Stem cells

What makes a cell a stem cell, biochemically speaking?

Thanks for your help,
Rob

It’s an analogy from stem and leaves.
The stem cell is the cell with no particular character of its own; it can do anything, but it hasn’t done anything.
Except divide.
It stays a stem cell when it divides. The second cell can also stay a stem cell.

Or it can respond to various chemicals made by other cells to start changing into a specific kind of cell that the other cells need. This is analogous, in the metaphor, to going down one branch off a stem.

For instance, in the bone marrow, a stem cell can divide and give rise to a stem cell and an erythroblast.

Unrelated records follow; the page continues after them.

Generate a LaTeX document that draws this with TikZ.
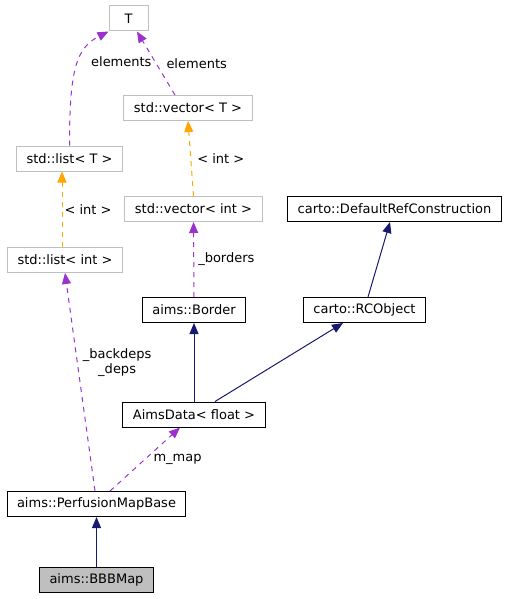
\documentclass[tikz,border=0pt]{standalone}
\usepackage{fontspec}
\setmainfont{DejaVu Sans}
\usepackage{xcolor}
\usetikzlibrary{arrows.meta, positioning}

\definecolor{memberc}{HTML}{9A32CD}
\definecolor{inheritc}{HTML}{191970}
\definecolor{undocc}{HTML}{BFBFBF}
\definecolor{tmplc}{HTML}{FFA500}

\tikzset{
  cls/.style={draw, line width=1pt, rectangle, minimum height=25pt, minimum width=39pt,
    inner xsep=10pt, inner ysep=0pt, font=\fontsize{13}{15}\selectfont},
  extcls/.style={cls, draw=undocc},
  lbl/.style={font=\fontsize{13}{15}\selectfont, inner sep=2pt},
  inh/.style={draw=inheritc, line width=1pt, -{Triangle[length=11pt,width=9pt]}},
  mem/.style={draw=memberc, line width=1pt, dash pattern=on 5pt off 5pt, -{Triangle[length=11pt,width=9pt]}},
  tmpl/.style={mem, draw=tmplc},
}

\begin{document}
\begin{tikzpicture}[x=1pt, y=-1pt]
\useasboundingbox (0,0) rectangle (508,599);

\node[extcls] (T) at (128.5,18.5) {T};
\node[extcls] (vecT) at (188,108) {std::vector< T >};
\node[extcls] (listT) at (69.5,158.5) {std::list< T >};
\node[extcls] (vecInt) at (193.5,209) {std::vector< int >};
\node[extcls] (listInt) at (65,260) {std::list< int >};
\node[cls] (refCons) at (394.5,209) {carto::DefaultRefConstruction};
\node[cls] (border) at (194,310) {aims::Border};
\node[cls] (rcObj) at (364.5,310) {carto::RCObject};
\node[cls] (aimsData) at (194,414.5) {AimsData< float >};
\node[cls] (perfMap) at (96.5,504) {aims::PerfusionMapBase};
\node[cls, fill=undocc] (bbbMap) at (96.5,580) {aims::BBBMap};

% inheritance
\draw[inh] (bbbMap) -- (perfMap);
\draw[inh] (aimsData) -- (border);
\draw[inh] ([xshift=21pt]aimsData.north) -- ([xshift=-21.5pt]rcObj.south);
\draw[inh] ([xshift=3.5pt]rcObj.north) -- ([xshift=-4.5pt]refCons.south);

% members
\draw[mem] ([xshift=13.5pt]perfMap.north) -- node[lbl, right, xshift=6pt] (lMap) {m\_map} ([xshift=-14pt]aimsData.south);
\draw[mem] ([xshift=-1.5pt]perfMap.north) -- node[lbl, right, pos=0.59, align=center, xshift=3pt] (lDeps) {\_backdeps\\\_deps} (listInt.south);
\draw[mem] (border) -- node[lbl, right, xshift=2pt] (lBorders) {\_borders} (vecInt);
\draw[mem] ([xshift=-13pt]vecT.north) -- node[lbl, right, xshift=8pt] (lElemV) {elements} ([xshift=8.5pt]T.south);
\draw[mem] (listT.north) .. controls (69.5,70) and (76,48) .. ([xshift=-20pt]T.south)
  node[lbl, right, pos=0.55, xshift=10pt] (lElemL) {elements};

% templates
\draw[tmpl] ([xshift=-3pt]listInt.north) -- node[lbl, right] (lListInt) {< int >} ([xshift=-7.5pt]listT.south);
\draw[tmpl] (vecInt.north) -- node[lbl, right, xshift=4pt] (lVecInt) {< int >} (vecT.south);
\end{tikzpicture}
\end{document}
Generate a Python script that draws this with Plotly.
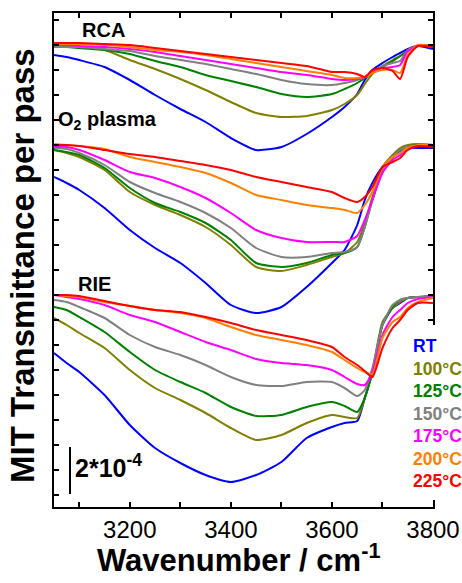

The erythroblast will divide a few times, giving rise to other erythroblasts.

Some (or all) of them will mature, and their great-great-grandcells will be red blood cells.

It’s believed that the stem cells in the bone marrow can grow into any kind of blood cell (white, red, or platelet; lympho, neutro, or eosino).

Stem cells in an early embryo or fetus, on the other hand, can grown into ANY KIND OF CELL WHATSOEVER. For this they get a small robe and crown, and the honorary designation “totipotential”.

I wish someone would have called me “totipotential” when I was getting out of high school.

My favorite tumor (not 800 lbs though) is the teratoma, which must be a totipotential stem cell gone wrong. I have described it as a “baby in a blender”. It tries to make all kinds of tissues, but with almost no organization. Hair, teeth, placenta, skin, thyroid, esophagus, neural tissue… uh oh, immature neural elements are bad news…

This is my best answer based on my knowledge as a pathologist. I am sure there are more active docs on the boards who could improve on it greatly.

Gabriela

I see I missed the point of the OP. You wanted to know biochemically.

I doubt anyone knows biochemically; you’d have to unravel the entire genetic code to… oh, wait, that’s been done.

You’d have to know what protein each gene in the stem cell specifies, particularly the self-regulatory proteins that turn other genes on and off, so you could uncover the mystery of why it has the potential to become any kind of cell.

I’d love to see that research and have it explained to me, only I’m afraid I’d have to wait until 2300 AD.

Anybody have a better grip on how far we’ve come to understanding the molecular biochemistry of the totipotential stem cell?